When Ms Royal dropped her latest little bomb in a symposium at the Sorbonne on October 22th, she quoted an opinion poll by the CEVIPOF research centre which found that 60 per cent of French people believe their leaders are corrupt. There was a need for "popular surveillance", she said.

Continuous evaluation over time was "a profound demand" on the part of the French people, Ms Royal explained. "That is why I think we should clarify the way in which elected officials explain themselves, at regular intervals, with citizens' juries chosen by lottery."

Asked whether these "citizens' juries" would have the power to punish politicians, she said, "not necessarily", and repeated one of her favourite maxims: "I don't have all the answers."

Ms Royal's proposal may have been inspired by Counter-Democracy, published last month by the Collège de France professor Pierre Rosanvallon, who has in the past accused Ms Royal of "borrowing" his ideas. His latest book evokes "citizens' grading agencies to evaluate" government actions, "citizens' observer groups" and "citizens chosen by lottery to comprise a commission of inquiry". This is not the first time Ms Royal's ideas have created controversy. Her criticism of the 35-hour working week, a proposal to use the army to reform juvenile delinquents, and her call to do away with the "scholastic map" that dictates where children are educated all raised an outcry.
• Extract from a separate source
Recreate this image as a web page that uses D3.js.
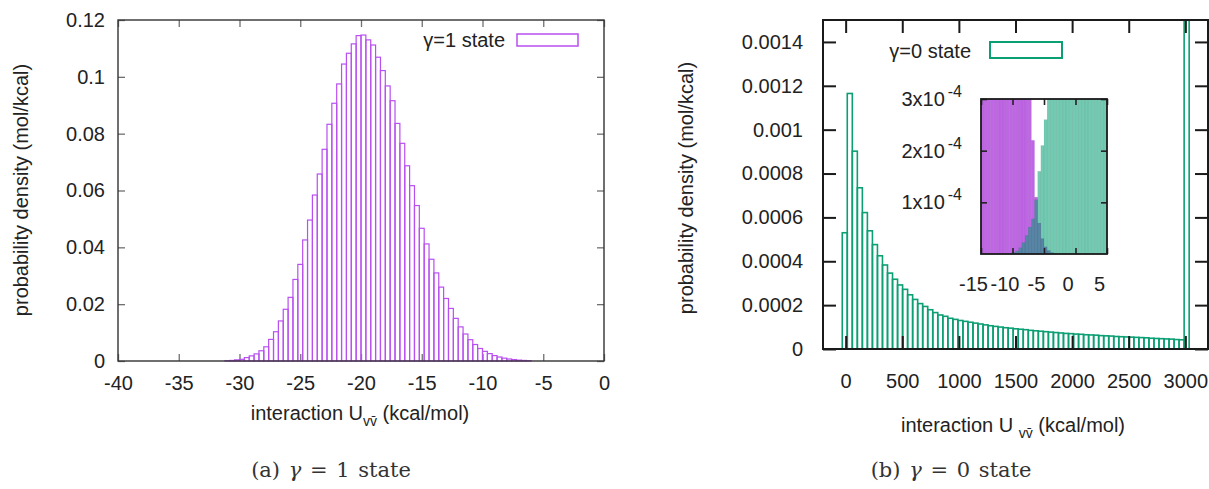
<!DOCTYPE html>
<html lang="en">

<head>
    <meta charset="UTF-8" />
    <title>Interaction energy histograms</title>
    <style>
        body {
            margin: 0;
            background: #fff;
        }

        svg {
            display: block;
        }

        text {
            font-family: "Liberation Sans", Arial, Helvetica, sans-serif;
            fill: #222;
            font-size: 20px;
        }

        .tick text {
            font-size: 20px;
        }

        text.caption {
            font-family: "DejaVu Serif", serif;
            font-size: 21px;
            word-spacing: 2px;
            fill: #333;
        }

        .left-ticks .tick line {
            stroke: #707070;
            stroke-width: 1.3;
        }

        .right-ticks .tick line {
            stroke: #1a1a1a;
            stroke-width: 2;
        }

        .inset-ticks .tick line {
            stroke: #222;
            stroke-width: 1.6;
        }
    </style>
</head>

<body>
    <svg></svg>
    <script src="https://d3js.org/d3.v7.min.js"></script>
    <script>
        const width = 1209;
        const height = 489;

        // gamma = 1 state, bins of 0.4 kcal/mol starting at -31.2
        const g1BinStart = -31.2;
        const g1BinWidth = 0.4;
        const g1Density = [
            0.0001, 0.0002, 0.0004, 0.0006, 0.0012, 0.0018, 0.0025, 0.0036, 0.0050, 0.0076,
            0.0103, 0.0141, 0.0182, 0.0224, 0.0287, 0.0340, 0.0426, 0.0496, 0.0584, 0.0658,
            0.0745, 0.0833, 0.0907, 0.0975, 0.1045, 0.1083, 0.1116, 0.1145, 0.1147, 0.1130,
            0.1112, 0.1069, 0.1022, 0.0968, 0.0916, 0.0836, 0.0766, 0.0687, 0.0617, 0.0547,
            0.0467, 0.0412, 0.0358, 0.0310, 0.0260, 0.0220, 0.0185, 0.0150, 0.0120, 0.0095,
            0.0075, 0.0058, 0.0044, 0.0034, 0.0026, 0.0019, 0.0014, 0.0010, 0.0007, 0.0005,
            0.0003, 0.0002, 0.0001
        ];

        // gamma = 0 state, wide bins; the last one is the overflow spike past 3000
        const g0BinStart = -30;
        const g0BinWidth = 44.4;
        const g0Density = [
            0.000530, 0.001165, 0.000902, 0.000735, 0.000622, 0.000539, 0.000476, 0.000425, 0.000383, 0.000346,
            0.000318, 0.000292, 0.000272, 0.000247, 0.000226, 0.000207, 0.000194, 0.000179, 0.000166, 0.000155,
            0.000149, 0.000140, 0.000135, 0.000130, 0.000126, 0.000122, 0.000118, 0.000114, 0.000110, 0.000106,
            0.000103, 0.000100, 0.000097, 0.000095, 0.000092, 0.000090, 0.000088, 0.000085, 0.000083, 0.000081,
            0.000079, 0.000077, 0.000075, 0.000073, 0.000071, 0.000070, 0.000068, 0.000067, 0.000065, 0.000064,
            0.000063, 0.000061, 0.000060, 0.000059, 0.000057, 0.000056, 0.000055, 0.000054, 0.000053, 0.000052,
            0.000051, 0.000049, 0.000048, 0.000047, 0.000046, 0.000045, 0.000043, 0.000042,
            0.003200
        ];

        // inset: both states around the overlap, bins of 0.5 kcal/mol from -15
        const insetBinStart = -15;
        const insetBinWidth = 0.5;
        const insetG1 = [
            0.040, 0.033, 0.027, 0.022, 0.018, 0.014, 0.011, 0.0085, 0.0064, 0.0048,
            0.0035, 0.0025, 0.0018, 0.0012, 0.0008, 0.00048, 0.00022, 0.00011, 0.00006, 0.00003,
            0.000014, 0.000007, 0.000003, 0.000001, 0, 0, 0, 0, 0, 0,
            0, 0, 0, 0, 0, 0, 0, 0, 0, 0
        ];
        const insetG0 = [
            0, 0, 0, 0, 0, 0, 0, 0, 0, 0,
            0.000003, 0.000006, 0.000012, 0.000022, 0.000036, 0.000052, 0.000068, 0.000105, 0.00016, 0.00021,
            0.00026, 0.00034, 0.00045, 0.00058, 0.00066, 0.00072, 0.00078, 0.00082, 0.00084, 0.00085,
            0.00084, 0.00082, 0.00079, 0.00076, 0.00073, 0.00070, 0.00067, 0.00064, 0.00061, 0.00058
        ];

        const leftXTicks = [-40, -35, -30, -25, -20, -15, -10, -5, 0];
        const leftYTicks = [0, 0.02, 0.04, 0.06, 0.08, 0.1, 0.12];
        const leftYLabels = ["0", "0.02", "0.04", "0.06", "0.08", "0.1", "0.12"];
        const rightXTicks = [0, 500, 1000, 1500, 2000, 2500, 3000];
        const rightYTicks = [0, 0.0002, 0.0004, 0.0006, 0.0008, 0.001, 0.0012, 0.0014];
        const rightYLabels = ["0", "0.0002", "0.0004", "0.0006", "0.0008", "0.001", "0.0012", "0.0014"];
        const insetXTicks = [-15, -10, -5, 0, 5];
        const insetYTicks = [0.0001, 0.0002, 0.0003];
        const insetYLabels = ["1x10", "2x10", "3x10"];

        const purple = "#b94ff0";
        const green = "#0c9f74";

        const svg = d3.select("svg")
            .attr("width", width)
            .attr("height", height);

        const defs = svg.append("defs");

        function bars(values, start, step) {
            return values.map((v, i) => ({ x0: start + i * step, x1: start + (i + 1) * step, v }));
        }

        function frame(g, box, color, w) {
            g.append("rect")
                .attr("x", box.left)
                .attr("y", box.top)
                .attr("width", box.right - box.left)
                .attr("height", box.bottom - box.top)
                .attr("fill", "none")
                .attr("stroke", color)
                .attr("stroke-width", w);
        }

        // mirrored inward ticks on all four sides, labels on bottom and left
        function ticks(g, cls, box, x, y, xt, yt, len, xFmt, yFmt, xPad, yPad) {
            const t = g.append("g").attr("class", cls);
            t.append("g")
                .attr("class", "x-bottom")
                .attr("transform", `translate(0,${box.bottom})`)
                .call(d3.axisBottom(x).tickValues(xt).tickSize(-len).tickPadding(xPad).tickFormat(xFmt))
                .call(a => a.select(".domain").remove());
            t.append("g")
                .attr("transform", `translate(0,${box.top})`)
                .call(d3.axisTop(x).tickValues(xt).tickSize(-len).tickFormat(""))
                .call(a => a.select(".domain").remove());
            t.append("g")
                .attr("class", "y-left")
                .attr("transform", `translate(${box.left},0)`)
                .call(d3.axisLeft(y).tickValues(yt).tickSize(-len).tickPadding(yPad).tickFormat(yFmt))
                .call(a => a.select(".domain").remove());
            t.append("g")
                .attr("transform", `translate(${box.right},0)`)
                .call(d3.axisRight(y).tickValues(yt).tickSize(-len).tickFormat(""))
                .call(a => a.select(".domain").remove());
            t.selectAll("g").attr("font-size", null).attr("font-family", null);
            return t;
        }

        function xLabel(g, cx, cy, gap) {
            const t = g.append("text")
                .attr("x", cx)
                .attr("y", cy)
                .attr("text-anchor", "middle");
            t.append("tspan").text(gap ? "interaction U " : "interaction U");
            t.append("tspan").attr("dy", 6).style("font-size", "14px").text("vv\u0304");
            t.append("tspan").attr("dy", -6).text(" (kcal/mol)");
        }

        function yLabel(g, cx, cy) {
            g.append("text")
                .attr("transform", `translate(${cx},${cy}) rotate(-90)`)
                .attr("text-anchor", "middle")
                .text("probability density (mol/kcal)");
        }

        function caption(g, cx, cy, letter, n) {
            const t = g.append("text")
                .attr("class", "caption")
                .attr("x", cx)
                .attr("y", cy)
                .attr("text-anchor", "middle");
            t.append("tspan").text(`(${letter}) `);
            t.append("tspan").style("font-style", "italic").text("\u03b3");
            t.append("tspan").text(` = ${n} state`);
        }

        // ---------- (a) gamma = 1 ----------
        const A = { left: 118, right: 604, top: 20, bottom: 361 };
        const xA = d3.scaleLinear().domain([-40, 0]).range([A.left, A.right]);
        const yA = d3.scaleLinear().domain([0, 0.12]).range([A.bottom, A.top]);
        const gA = svg.append("g");

        ticks(gA, "left-ticks", A, xA, yA, leftXTicks, leftYTicks, 7,
            d => String(d), (d, i) => leftYLabels[i], 15, 13);

        gA.append("g")
            .selectAll("rect")
            .data(bars(g1Density, g1BinStart, g1BinWidth))
            .join("rect")
            .attr("x", d => xA(d.x0))
            .attr("width", d => xA(d.x1) - xA(d.x0))
            .attr("y", d => yA(d.v))
            .attr("height", d => yA(0) - yA(d.v))
            .attr("fill", "none")
            .attr("stroke", purple)
            .attr("stroke-width", 1.2);

        frame(gA, A, "#333", 1.4);

        gA.append("text").attr("x", 505).attr("y", 47).attr("text-anchor", "end").text("\u03b3=1 state");
        gA.append("rect").attr("x", 517).attr("y", 34).attr("width", 61).attr("height", 12)
            .attr("fill", "none").attr("stroke", purple).attr("stroke-width", 1.5);

        yLabel(gA, 28, 190);
        xLabel(gA, 360, 420, false);
        caption(gA, 331, 477, "a", 1);

        // ---------- (b) gamma = 0 ----------
        const B = { left: 823, right: 1208, top: 20, bottom: 349 };
        const xB = d3.scaleLinear().domain([-200, 3200]).range([B.left, B.right]);
        const yB = d3.scaleLinear().domain([0, 0.0015]).range([B.bottom, B.top]);
        const gB = svg.append("g");

        defs.append("clipPath").attr("id", "clipB")
            .append("rect")
            .attr("x", B.left).attr("y", B.top)
            .attr("width", B.right - B.left).attr("height", B.bottom - B.top);

        gB.append("g")
            .attr("clip-path", "url(#clipB)")
            .selectAll("rect")
            .data(bars(g0Density, g0BinStart, g0BinWidth))
            .join("rect")
            .attr("x", d => xB(d.x0))
            .attr("width", d => xB(d.x1) - xB(d.x0))
            .attr("y", d => yB(d.v))
            .attr("height", d => yB(0) - yB(d.v))
            .attr("fill", "none")
            .attr("stroke", green)
            .attr("stroke-width", 1.6);

        ticks(gB, "right-ticks", B, xB, yB, rightXTicks, rightYTicks, 13,
            d => String(d), (d, i) => rightYLabels[i], 25, 20);

        frame(gB, B, "#1a1a1a", 2);

        gB.append("text").attr("x", 971).attr("y", 58).attr("text-anchor", "end").text("\u03b3=0 state");
        gB.append("rect").attr("x", 990).attr("y", 42).attr("width", 72).attr("height", 16)
            .attr("fill", "none").attr("stroke", green).attr("stroke-width", 2);

        yLabel(gB, 693, 188);
        xLabel(gB, 1013, 432, true);
        caption(gB, 951, 477, "b", 0);

        // ---------- inset ----------
        const I = { left: 981, right: 1107, top: 99, bottom: 254 };
        const xI = d3.scaleLinear().domain([-15, 5]).range([I.left, I.right]);
        const yI = d3.scaleLinear().domain([0, 0.0003]).range([I.bottom, I.top]);
        const gI = svg.append("g");

        defs.append("clipPath").attr("id", "clipI")
            .append("rect")
            .attr("x", I.left).attr("y", I.top)
            .attr("width", I.right - I.left).attr("height", I.bottom - I.top);

        gI.append("rect")
            .attr("x", I.left).attr("y", I.top)
            .attr("width", I.right - I.left).attr("height", I.bottom - I.top)
            .attr("fill", "#fff");

        const insetLayer = gI.append("g").attr("clip-path", "url(#clipI)");
        [[insetG1, "#9400d3", 0.6], [insetG0, "#009e73", 0.55]].forEach(([vals, col, op]) => {
            insetLayer.append("g")
                .selectAll("rect")
                .data(bars(vals, insetBinStart, insetBinWidth).filter(d => d.v > 0))
                .join("rect")
                .attr("x", d => xI(d.x0))
                .attr("width", d => xI(d.x1) - xI(d.x0))
                .attr("y", d => yI(d.v))
                .attr("height", d => yI(0) - yI(d.v))
                .attr("fill", col)
                .attr("fill-opacity", op)
                .attr("stroke", "rgba(0,0,0,0.07)")
                .attr("stroke-width", 0.6);
        });

        const ti = ticks(gI, "inset-ticks", I, xI, yI, insetXTicks, insetYTicks, 6,
            d => String(d), () => "", 23, 19);
        ti.select(".x-bottom").selectAll("text").attr("dx", -8);
        ti.select(".y-left").selectAll("text")
            .each(function (d, i) {
                const t = d3.select(this);
                t.text(insetYLabels[i]);
                t.append("tspan").attr("dx", 3).attr("dy", -9).style("font-size", "16px").text("-4");
            });

        frame(gI, I, "#1a1a1a", 1.8);
    </script>
</body>

</html>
"Ségolène Royal watches opinion rising on a precise subject," an anonymous pollster told Libération newspaper. "She attacks the socialist line, and is attacked in turn by her own camp. Then she waits for the poll that shows she has the support of public opinion." The spokeswoman for the right-wing UMP, Valérie Pécresse, said "citizens' juries" reminded her of Mao's cultural revolution. Others on the right evoked Lenin, Pol Pot and Marshal Pétain.

The budget minister, Jean-François Copé, told deputies to debate the finance law "because if by misfortune Ségolène Royal became president, popular tribunals, not parliamentarians, would study the efficiency of ministries. They'd put heads on the end of pikes."

French bloggers argued the merits of "representative democracy" - what they have at present - versus the "participative democracy" advocated by Ms Royal. One blog foresaw the formation of "Ségolutionary tribunals".

Ms Royal's advisers were alarmed enough by the backlash to distribute seven pages of notes explaining that the presidential candidate first spoke of "citizens' jury" four years ago and that the concept has been tested in Paris, Dijon and Strasbourg as well as in Germany, Spain and Denmark.

"On the European level," the explanatory note continues, "these juries are part of a broader movement that mixes the tradition of urban social movements of the 1970s and Anglo-Saxon theories of empowerment."